Copy out every line containing the word "this".

*DATA ENTRIES*

◆ ◆ ◆ ◆ ◆

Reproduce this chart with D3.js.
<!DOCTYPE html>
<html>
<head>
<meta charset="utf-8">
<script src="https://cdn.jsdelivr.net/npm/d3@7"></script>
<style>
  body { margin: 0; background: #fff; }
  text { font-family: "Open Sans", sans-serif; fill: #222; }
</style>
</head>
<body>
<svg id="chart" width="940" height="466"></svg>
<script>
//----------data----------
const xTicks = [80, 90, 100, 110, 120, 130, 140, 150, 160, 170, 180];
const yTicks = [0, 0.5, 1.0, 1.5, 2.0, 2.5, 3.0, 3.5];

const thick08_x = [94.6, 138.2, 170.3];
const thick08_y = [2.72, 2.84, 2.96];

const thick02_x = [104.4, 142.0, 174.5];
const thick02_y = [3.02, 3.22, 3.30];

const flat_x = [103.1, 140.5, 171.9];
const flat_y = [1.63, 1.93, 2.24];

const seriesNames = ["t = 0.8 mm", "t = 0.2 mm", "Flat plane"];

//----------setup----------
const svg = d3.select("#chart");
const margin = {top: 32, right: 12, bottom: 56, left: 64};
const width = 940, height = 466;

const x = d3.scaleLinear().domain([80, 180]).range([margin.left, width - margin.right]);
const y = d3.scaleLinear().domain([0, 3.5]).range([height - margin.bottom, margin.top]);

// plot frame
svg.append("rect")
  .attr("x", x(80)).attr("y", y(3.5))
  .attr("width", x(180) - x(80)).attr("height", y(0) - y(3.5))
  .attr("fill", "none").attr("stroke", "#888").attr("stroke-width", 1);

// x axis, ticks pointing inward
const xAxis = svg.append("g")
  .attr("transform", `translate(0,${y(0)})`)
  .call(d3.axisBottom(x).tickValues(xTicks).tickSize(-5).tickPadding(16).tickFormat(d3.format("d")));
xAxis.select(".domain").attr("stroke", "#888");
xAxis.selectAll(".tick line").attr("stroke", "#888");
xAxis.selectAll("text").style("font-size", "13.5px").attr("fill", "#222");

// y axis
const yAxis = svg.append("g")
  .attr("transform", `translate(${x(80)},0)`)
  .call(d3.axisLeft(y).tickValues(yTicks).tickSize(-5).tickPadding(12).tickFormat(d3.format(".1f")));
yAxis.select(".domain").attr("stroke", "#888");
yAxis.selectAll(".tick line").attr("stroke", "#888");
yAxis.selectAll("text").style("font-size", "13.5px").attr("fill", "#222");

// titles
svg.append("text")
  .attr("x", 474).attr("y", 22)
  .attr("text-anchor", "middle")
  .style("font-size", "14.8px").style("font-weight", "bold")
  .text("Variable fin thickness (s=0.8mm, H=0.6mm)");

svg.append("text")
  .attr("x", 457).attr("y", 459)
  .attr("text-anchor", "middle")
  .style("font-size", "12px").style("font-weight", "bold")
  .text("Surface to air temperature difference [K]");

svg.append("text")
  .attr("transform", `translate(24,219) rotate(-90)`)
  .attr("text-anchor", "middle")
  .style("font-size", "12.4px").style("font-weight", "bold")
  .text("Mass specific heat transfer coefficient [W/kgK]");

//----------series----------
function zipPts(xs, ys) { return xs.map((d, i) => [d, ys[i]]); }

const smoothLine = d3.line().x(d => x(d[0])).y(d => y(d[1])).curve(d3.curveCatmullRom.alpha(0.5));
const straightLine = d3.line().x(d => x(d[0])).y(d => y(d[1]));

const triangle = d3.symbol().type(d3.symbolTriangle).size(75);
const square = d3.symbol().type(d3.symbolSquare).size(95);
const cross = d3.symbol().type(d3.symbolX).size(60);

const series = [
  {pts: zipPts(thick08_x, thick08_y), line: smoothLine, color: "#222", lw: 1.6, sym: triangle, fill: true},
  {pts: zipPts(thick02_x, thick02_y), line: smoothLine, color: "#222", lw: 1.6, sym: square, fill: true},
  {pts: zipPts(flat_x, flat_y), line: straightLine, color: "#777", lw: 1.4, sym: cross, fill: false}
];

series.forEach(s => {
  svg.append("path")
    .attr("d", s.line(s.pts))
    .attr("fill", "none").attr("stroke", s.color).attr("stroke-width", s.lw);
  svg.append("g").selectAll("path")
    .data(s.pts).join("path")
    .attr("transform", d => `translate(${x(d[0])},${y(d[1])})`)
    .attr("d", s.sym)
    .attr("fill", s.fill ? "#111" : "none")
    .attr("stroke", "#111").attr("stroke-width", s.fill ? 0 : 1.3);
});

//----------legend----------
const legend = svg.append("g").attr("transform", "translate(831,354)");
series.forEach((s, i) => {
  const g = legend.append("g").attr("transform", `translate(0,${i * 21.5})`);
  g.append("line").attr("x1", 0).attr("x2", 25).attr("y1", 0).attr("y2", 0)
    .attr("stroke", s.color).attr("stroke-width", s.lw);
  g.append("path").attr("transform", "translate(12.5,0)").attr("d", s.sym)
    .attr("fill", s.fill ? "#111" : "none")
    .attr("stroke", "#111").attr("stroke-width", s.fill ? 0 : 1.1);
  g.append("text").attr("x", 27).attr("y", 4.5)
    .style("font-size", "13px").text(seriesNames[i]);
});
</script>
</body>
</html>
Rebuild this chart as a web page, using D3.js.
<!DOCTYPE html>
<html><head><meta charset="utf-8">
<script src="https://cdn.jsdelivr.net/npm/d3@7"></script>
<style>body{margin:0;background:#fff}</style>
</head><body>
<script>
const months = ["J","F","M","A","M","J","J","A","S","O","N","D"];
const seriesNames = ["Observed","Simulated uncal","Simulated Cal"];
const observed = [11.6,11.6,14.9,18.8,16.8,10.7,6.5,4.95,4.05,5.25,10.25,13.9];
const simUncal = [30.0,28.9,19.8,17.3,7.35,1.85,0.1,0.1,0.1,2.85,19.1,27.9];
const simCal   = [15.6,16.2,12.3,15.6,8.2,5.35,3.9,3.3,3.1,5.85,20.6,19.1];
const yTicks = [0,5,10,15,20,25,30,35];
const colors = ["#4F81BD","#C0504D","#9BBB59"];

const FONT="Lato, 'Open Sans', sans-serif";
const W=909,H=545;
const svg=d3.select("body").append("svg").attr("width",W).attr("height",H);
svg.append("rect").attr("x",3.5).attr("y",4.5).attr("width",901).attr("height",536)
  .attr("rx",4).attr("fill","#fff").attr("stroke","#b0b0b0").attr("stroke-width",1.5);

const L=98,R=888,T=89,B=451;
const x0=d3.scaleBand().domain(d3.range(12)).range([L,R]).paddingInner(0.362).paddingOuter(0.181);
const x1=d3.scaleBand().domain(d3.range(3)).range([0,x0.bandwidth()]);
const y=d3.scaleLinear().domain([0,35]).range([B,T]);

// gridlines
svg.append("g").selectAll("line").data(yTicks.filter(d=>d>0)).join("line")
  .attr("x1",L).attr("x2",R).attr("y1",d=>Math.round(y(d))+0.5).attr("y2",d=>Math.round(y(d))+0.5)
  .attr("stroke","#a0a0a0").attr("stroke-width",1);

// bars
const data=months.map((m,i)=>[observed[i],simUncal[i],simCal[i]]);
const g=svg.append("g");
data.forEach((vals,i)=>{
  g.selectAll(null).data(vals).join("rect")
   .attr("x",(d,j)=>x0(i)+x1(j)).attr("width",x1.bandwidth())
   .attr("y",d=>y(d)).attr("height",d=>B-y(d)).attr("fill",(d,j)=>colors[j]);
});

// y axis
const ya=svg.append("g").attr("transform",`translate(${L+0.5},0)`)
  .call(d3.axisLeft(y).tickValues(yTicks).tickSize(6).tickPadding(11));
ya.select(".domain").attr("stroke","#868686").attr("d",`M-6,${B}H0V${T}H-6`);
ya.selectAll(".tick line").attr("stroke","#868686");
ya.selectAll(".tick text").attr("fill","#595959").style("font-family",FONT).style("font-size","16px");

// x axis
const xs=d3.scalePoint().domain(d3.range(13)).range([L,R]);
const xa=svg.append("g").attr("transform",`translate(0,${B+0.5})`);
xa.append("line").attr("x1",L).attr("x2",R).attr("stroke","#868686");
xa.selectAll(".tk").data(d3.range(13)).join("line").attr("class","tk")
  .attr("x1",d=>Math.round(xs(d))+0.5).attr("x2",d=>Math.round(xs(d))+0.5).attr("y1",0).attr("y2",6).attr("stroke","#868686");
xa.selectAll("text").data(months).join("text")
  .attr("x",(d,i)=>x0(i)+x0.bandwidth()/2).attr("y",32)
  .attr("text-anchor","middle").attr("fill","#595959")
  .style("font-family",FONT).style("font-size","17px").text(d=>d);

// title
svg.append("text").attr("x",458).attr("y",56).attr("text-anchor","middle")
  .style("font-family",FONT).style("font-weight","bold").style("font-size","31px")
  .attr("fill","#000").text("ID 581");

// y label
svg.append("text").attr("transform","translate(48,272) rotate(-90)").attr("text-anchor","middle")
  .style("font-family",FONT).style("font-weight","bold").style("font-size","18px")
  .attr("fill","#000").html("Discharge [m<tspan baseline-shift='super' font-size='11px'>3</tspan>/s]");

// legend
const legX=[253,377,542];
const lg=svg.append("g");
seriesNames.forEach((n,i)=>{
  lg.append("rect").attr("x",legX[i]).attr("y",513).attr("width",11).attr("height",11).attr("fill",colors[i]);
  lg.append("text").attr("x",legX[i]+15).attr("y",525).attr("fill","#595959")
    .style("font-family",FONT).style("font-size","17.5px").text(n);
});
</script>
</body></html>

◆ ◆ ◆ ◆ ◆

*EXERCISE RESPONSE*
Reproduce this chart with D3.js.
Rebuild this chart as a web page, using D3.js.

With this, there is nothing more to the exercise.